ANNAPOLIS – In 2006, voters will consider a constitutional amendment granting oversight on disposition of state land to the Maryland General Assembly — a bill that passed in the final hours of this year’s session last week.
“The main goal was to make it clear that the governor should not be willy-nilly selling off land, reducing the amount of open space in Maryland,” said Delegate Sharon Grosfeld, D-Montgomery.
Gov. Robert Ehrlich’s administration is “running Program Open Space in reverse,” said Delegate Peter Franchot, D-Montgomery. “Now they’re trying to sell off ecologically sensitive lands,” instead of purchasing them.

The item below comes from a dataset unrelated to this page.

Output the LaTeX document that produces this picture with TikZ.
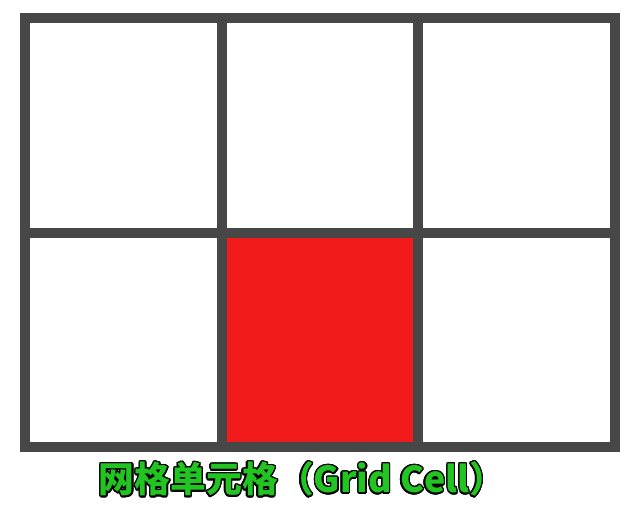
\documentclass[tikz,border=0pt]{standalone}
\usepackage{fontspec}
\usepackage{contour}
\newfontfamily\cjk{Noto Sans CJK SC}
\definecolor{gridgray}{HTML}{474747}
\definecolor{cellred}{HTML}{F21B1B}
\definecolor{labelgreen}{HTML}{22C422}
\contourlength{1.4pt}
\begin{document}
\begin{tikzpicture}[
        x=1bp, y=-1bp,
        gridline/.style={gridgray, line width=10bp, line cap=rect},
        cell/.style={fill=cellred},
        caption/.style={font=\cjk\bfseries\fontsize{36}{40}\selectfont, text=labelgreen, inner sep=0pt}
    ]
        \useasboundingbox[fill=white] (0,0) rectangle (628,512);

        \coordinate (nw) at (25, 18.5);
        \coordinate (se) at (615, 447);

        % the marked cell
        \fill[cell] (221.7, 232.7) rectangle (418.3, 447);

        \draw[gridline] (nw) rectangle (se);
        \foreach \x in {221.7, 418.3}
            \draw[gridline] (\x, 18.5) -- (\x, 447);
        \draw[gridline] (25, 232.7) -- (615, 232.7);

        \node[caption] (label) at (302, 480) {\contour{black}{网格单元格（Grid Cell）}};
    \end{tikzpicture}
\end{document}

Outrage over last October’s discovery that the administration had been planning to sell state conservation lands in St. Mary’s County to a private developer prompted a series of bills to give the Legislature more control over the future of state lands.
“People are tired of seeing farmland converted to development,” said Sen. Thomas Middleton, D-Charles.
“The $180 million in real estate transfer tax supposed to go for open-space purchases is being used to cover other deficiencies,” he said, urging that legislation be put together to stop the diversion into general revenue of what were supposed to be dedicated funds.
When open land is developed, the increase in paved surfaces sends water full of garden, automotive, ice-melting and other toxic chemicals racing into streams after each rain. With less forested and plant-covered soil to absorb rain slowly, the soil itself washes away, turning clear streams into muddy floods, said Margaret Palmer, an ecologist at the University of Maryland, College Park.
Another problem, said Marcia Verploegen of Partners for Open Space, is retaining funds to purchase land or conservation easements. Real estate transfer tax funds that are supposed to be dedicated to the purchase of more open land, she said, have been used instead to prop up the state treasury for several years while land prices all over Maryland have risen steeply, complicating purchases.
Attempts to close a loophole allowing corporations to avoid paying real estate transfer taxes died in Senate committee, as they have in previous years.
Franchot said the Legislature did add $73 million to the $23 million the administration had budgeted for open space purchases.
Delegate Mary-Dulany James, D-Harford, had said during hearings on the bills that the real issue was forcing the state to repay open space funds it had been using in previous years for other purposes. Bills to force repayment failed.
Ehrlich announced $7.5 million in Rural Legacy grant agreements, early in the session, part of the $15 million total budgeted for the purchase of land and conservation easements in designated protection areas.